# Stated problem
Only the lines from the start of the data through the line containing "['10/11', '10/12', '10/13', '10/14', '10/15', '10/16']" should be written out, exactly as they are, with both ends included and the pictures left out.

# Provided data
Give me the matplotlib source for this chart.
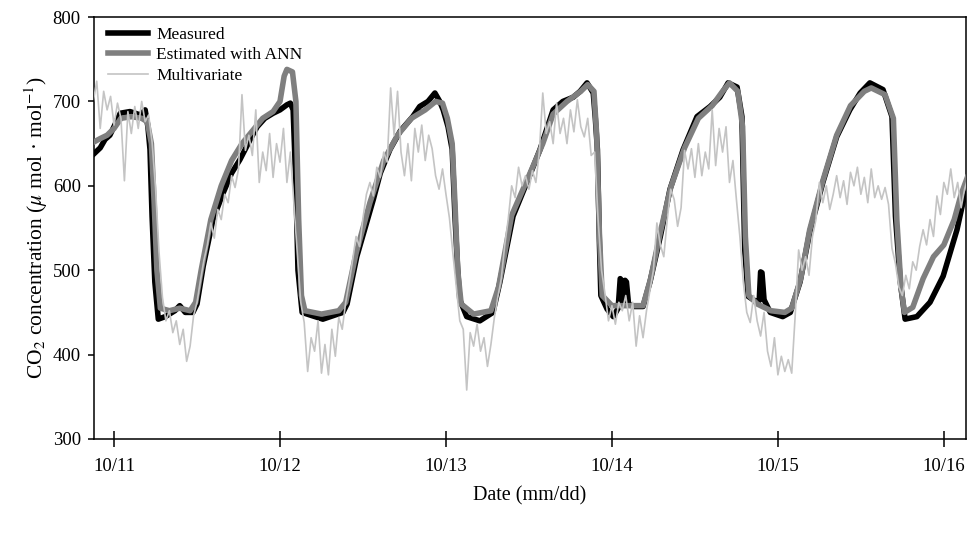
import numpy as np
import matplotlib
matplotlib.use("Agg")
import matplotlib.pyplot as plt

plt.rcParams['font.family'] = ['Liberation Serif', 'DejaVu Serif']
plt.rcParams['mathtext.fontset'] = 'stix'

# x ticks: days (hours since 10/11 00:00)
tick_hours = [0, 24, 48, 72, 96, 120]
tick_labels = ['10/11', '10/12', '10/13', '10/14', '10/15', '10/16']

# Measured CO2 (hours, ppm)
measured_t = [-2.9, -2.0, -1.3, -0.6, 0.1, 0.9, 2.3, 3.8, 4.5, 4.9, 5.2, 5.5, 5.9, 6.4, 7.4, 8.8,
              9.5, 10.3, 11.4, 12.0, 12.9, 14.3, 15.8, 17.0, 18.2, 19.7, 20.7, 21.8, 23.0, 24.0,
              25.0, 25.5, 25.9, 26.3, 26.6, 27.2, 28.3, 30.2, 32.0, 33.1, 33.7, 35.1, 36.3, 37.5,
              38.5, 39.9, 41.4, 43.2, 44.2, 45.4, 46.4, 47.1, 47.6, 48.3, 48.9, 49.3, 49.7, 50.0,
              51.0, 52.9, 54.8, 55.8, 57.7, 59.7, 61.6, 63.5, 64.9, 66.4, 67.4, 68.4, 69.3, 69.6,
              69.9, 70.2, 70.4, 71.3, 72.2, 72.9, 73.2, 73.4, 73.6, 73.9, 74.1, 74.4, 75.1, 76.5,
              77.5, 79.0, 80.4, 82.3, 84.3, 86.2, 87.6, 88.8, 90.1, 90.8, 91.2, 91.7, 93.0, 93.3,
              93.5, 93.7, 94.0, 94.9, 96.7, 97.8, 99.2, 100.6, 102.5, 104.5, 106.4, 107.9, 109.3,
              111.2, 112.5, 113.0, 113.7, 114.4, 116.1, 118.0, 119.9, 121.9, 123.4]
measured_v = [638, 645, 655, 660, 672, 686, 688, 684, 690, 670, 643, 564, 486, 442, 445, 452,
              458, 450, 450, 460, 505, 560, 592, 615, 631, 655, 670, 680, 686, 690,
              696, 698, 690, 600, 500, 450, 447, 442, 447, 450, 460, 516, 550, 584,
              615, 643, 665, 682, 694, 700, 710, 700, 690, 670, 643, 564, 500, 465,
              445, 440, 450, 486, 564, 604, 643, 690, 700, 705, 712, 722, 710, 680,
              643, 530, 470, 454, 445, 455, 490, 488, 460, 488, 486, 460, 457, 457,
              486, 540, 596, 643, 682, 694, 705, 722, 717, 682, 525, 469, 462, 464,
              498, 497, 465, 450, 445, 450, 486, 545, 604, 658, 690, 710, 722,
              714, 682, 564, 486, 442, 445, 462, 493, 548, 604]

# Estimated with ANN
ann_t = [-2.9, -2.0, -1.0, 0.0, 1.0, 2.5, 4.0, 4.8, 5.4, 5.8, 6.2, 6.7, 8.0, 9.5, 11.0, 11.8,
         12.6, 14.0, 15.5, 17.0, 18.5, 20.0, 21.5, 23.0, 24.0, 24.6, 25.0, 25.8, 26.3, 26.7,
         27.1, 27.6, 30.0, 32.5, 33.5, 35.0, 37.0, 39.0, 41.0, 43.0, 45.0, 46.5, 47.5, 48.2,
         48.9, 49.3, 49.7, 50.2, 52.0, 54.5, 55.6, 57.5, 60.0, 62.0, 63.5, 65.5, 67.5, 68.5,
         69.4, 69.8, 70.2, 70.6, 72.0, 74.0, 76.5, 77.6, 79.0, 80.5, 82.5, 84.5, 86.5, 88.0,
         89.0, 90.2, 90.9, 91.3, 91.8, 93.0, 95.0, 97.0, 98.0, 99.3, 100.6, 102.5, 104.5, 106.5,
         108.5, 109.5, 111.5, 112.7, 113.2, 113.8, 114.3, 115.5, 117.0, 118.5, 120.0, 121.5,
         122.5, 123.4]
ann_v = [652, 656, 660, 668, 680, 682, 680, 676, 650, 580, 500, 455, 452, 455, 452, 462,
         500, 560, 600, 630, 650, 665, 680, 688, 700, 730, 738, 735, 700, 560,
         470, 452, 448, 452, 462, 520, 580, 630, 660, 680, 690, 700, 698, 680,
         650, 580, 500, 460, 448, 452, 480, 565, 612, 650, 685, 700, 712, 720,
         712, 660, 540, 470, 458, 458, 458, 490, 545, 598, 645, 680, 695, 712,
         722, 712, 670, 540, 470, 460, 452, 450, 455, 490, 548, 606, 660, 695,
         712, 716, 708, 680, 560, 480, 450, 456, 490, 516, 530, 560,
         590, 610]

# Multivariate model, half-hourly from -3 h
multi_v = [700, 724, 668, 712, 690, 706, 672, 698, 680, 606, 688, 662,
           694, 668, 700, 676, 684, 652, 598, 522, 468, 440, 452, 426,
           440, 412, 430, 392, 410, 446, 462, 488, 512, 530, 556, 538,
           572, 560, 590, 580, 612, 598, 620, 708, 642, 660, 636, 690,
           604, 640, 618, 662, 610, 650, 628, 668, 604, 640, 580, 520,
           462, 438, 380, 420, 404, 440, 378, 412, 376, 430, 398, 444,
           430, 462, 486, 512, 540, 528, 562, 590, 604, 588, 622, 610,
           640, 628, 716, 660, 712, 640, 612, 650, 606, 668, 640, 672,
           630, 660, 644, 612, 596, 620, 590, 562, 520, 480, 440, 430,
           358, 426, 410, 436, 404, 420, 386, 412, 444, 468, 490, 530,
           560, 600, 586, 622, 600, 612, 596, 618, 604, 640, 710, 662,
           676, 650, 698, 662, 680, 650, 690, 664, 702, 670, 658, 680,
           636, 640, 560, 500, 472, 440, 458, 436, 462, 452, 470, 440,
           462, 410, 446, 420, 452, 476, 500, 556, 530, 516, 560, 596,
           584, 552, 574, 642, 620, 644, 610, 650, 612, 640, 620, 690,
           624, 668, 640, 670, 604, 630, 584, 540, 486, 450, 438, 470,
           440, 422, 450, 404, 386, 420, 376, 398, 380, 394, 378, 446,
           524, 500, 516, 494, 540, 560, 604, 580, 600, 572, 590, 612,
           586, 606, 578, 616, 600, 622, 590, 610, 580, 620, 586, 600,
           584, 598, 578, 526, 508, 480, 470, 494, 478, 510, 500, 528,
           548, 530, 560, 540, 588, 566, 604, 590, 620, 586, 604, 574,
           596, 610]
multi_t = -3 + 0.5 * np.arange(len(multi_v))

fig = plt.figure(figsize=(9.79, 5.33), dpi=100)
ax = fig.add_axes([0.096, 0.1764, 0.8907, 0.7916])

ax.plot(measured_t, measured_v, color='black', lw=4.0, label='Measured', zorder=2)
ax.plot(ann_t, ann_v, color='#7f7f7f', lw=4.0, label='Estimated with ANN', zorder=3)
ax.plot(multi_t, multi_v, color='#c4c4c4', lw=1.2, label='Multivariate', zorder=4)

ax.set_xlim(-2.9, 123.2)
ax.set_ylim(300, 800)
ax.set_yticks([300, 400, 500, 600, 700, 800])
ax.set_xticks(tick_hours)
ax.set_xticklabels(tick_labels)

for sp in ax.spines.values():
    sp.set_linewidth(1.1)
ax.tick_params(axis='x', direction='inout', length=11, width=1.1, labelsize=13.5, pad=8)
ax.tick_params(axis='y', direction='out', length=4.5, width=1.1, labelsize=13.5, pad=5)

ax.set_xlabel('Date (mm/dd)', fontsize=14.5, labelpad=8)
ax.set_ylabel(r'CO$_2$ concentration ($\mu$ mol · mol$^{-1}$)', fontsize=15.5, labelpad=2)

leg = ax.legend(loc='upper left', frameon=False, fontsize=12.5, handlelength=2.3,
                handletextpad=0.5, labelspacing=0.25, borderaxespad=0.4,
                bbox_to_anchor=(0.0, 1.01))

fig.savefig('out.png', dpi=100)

# Expected output
Give me the matplotlib source for this chart.
import numpy as np
import matplotlib
matplotlib.use("Agg")
import matplotlib.pyplot as plt

plt.rcParams['font.family'] = ['Liberation Serif', 'DejaVu Serif']
plt.rcParams['mathtext.fontset'] = 'stix'

# x ticks: days (hours since 10/11 00:00)
tick_hours = [0, 24, 48, 72, 96, 120]
tick_labels = ['10/11', '10/12', '10/13', '10/14', '10/15', '10/16']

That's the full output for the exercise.